Leaving out every picture, copy the lines of the data exactly, from the first through the line containing "fig = go.Figure()".

⟨

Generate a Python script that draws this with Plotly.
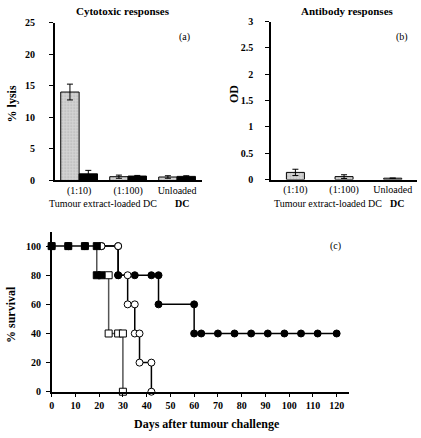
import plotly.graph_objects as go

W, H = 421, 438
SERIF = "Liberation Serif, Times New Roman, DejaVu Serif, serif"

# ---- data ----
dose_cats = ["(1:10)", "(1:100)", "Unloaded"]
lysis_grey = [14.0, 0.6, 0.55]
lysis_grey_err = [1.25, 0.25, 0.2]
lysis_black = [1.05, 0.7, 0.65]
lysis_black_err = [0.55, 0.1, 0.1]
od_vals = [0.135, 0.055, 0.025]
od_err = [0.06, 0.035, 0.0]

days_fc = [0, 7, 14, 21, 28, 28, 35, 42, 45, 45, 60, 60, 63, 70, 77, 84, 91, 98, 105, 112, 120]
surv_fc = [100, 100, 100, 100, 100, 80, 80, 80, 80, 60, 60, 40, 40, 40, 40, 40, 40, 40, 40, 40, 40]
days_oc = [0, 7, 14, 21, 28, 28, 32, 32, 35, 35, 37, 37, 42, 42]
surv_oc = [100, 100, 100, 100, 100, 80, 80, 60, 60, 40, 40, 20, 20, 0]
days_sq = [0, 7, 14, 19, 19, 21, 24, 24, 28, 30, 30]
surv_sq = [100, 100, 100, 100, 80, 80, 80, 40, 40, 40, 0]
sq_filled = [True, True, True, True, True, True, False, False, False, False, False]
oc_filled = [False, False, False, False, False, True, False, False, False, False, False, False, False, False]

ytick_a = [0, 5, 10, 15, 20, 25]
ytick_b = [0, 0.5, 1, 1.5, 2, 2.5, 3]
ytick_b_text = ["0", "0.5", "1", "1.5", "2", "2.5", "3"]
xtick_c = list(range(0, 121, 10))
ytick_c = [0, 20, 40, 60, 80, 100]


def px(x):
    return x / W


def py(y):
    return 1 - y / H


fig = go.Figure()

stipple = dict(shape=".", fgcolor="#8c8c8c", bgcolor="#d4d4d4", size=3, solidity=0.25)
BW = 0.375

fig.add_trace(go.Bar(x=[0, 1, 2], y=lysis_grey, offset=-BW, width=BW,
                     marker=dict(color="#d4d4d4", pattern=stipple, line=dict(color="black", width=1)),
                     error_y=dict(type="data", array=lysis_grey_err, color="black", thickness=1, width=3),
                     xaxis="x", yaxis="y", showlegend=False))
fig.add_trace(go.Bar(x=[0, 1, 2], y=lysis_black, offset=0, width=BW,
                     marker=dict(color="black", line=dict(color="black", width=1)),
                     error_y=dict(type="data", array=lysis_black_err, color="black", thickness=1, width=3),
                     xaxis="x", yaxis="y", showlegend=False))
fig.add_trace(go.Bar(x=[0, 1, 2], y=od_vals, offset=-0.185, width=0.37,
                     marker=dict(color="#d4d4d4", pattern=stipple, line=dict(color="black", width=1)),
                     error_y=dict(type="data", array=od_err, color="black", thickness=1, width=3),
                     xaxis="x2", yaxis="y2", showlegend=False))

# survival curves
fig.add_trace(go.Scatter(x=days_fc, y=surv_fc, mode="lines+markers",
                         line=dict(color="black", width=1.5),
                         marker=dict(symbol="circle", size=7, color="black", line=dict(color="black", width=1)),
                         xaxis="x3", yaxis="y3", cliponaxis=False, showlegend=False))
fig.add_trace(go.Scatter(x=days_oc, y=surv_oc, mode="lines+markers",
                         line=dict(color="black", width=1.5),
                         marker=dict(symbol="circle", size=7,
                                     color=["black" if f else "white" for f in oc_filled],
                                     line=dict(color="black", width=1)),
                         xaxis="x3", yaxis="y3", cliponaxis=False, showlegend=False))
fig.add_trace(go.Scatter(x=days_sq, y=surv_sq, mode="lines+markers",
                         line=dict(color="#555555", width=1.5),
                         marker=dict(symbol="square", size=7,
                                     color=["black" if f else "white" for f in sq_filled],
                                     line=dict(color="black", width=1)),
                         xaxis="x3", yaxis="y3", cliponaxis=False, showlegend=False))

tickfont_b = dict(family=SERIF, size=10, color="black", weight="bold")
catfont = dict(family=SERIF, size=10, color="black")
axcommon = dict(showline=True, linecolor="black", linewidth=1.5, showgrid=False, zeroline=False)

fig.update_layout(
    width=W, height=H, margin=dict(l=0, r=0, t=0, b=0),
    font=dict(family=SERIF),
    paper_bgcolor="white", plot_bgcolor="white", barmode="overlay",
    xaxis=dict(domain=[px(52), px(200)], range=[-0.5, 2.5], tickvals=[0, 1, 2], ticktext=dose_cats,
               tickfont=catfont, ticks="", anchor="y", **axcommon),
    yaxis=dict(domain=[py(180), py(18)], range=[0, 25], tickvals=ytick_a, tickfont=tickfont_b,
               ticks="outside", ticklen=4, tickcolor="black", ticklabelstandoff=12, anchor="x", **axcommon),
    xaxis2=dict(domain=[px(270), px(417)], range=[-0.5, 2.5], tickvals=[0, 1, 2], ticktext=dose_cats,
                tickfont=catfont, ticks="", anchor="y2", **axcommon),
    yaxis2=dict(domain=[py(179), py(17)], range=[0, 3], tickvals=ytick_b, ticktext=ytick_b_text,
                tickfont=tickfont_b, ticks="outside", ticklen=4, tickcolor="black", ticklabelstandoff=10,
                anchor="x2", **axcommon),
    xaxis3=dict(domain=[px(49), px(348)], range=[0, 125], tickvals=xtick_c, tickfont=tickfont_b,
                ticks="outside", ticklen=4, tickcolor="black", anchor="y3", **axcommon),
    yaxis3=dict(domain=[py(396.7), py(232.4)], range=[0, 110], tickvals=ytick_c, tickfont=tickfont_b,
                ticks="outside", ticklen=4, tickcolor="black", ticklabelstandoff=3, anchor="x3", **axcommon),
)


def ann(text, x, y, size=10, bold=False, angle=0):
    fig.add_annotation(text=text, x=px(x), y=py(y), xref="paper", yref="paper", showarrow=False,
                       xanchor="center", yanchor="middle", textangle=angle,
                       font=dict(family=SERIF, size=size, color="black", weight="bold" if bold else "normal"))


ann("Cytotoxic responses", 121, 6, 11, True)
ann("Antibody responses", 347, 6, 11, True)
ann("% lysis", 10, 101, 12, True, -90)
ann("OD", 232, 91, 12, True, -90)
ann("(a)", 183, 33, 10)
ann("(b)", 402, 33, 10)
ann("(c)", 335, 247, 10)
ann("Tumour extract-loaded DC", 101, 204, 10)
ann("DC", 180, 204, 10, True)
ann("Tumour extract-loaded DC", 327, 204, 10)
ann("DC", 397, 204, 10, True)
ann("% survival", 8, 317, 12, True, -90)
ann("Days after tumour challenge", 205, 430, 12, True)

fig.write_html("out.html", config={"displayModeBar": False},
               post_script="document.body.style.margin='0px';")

⟩

▶ _Exercise response_:
Generate a Python script that draws this with Plotly.
import plotly.graph_objects as go

W, H = 421, 438
SERIF = "Liberation Serif, Times New Roman, DejaVu Serif, serif"

# ---- data ----
dose_cats = ["(1:10)", "(1:100)", "Unloaded"]
lysis_grey = [14.0, 0.6, 0.55]
lysis_grey_err = [1.25, 0.25, 0.2]
lysis_black = [1.05, 0.7, 0.65]
lysis_black_err = [0.55, 0.1, 0.1]
od_vals = [0.135, 0.055, 0.025]
od_err = [0.06, 0.035, 0.0]

days_fc = [0, 7, 14, 21, 28, 28, 35, 42, 45, 45, 60, 60, 63, 70, 77, 84, 91, 98, 105, 112, 120]
surv_fc = [100, 100, 100, 100, 100, 80, 80, 80, 80, 60, 60, 40, 40, 40, 40, 40, 40, 40, 40, 40, 40]
days_oc = [0, 7, 14, 21, 28, 28, 32, 32, 35, 35, 37, 37, 42, 42]
surv_oc = [100, 100, 100, 100, 100, 80, 80, 60, 60, 40, 40, 20, 20, 0]
days_sq = [0, 7, 14, 19, 19, 21, 24, 24, 28, 30, 30]
surv_sq = [100, 100, 100, 100, 80, 80, 80, 40, 40, 40, 0]
sq_filled = [True, True, True, True, True, True, False, False, False, False, False]
oc_filled = [False, False, False, False, False, True, False, False, False, False, False, False, False, False]

ytick_a = [0, 5, 10, 15, 20, 25]
ytick_b = [0, 0.5, 1, 1.5, 2, 2.5, 3]
ytick_b_text = ["0", "0.5", "1", "1.5", "2", "2.5", "3"]
xtick_c = list(range(0, 121, 10))
ytick_c = [0, 20, 40, 60, 80, 100]


def px(x):
    return x / W


def py(y):
    return 1 - y / H


fig = go.Figure()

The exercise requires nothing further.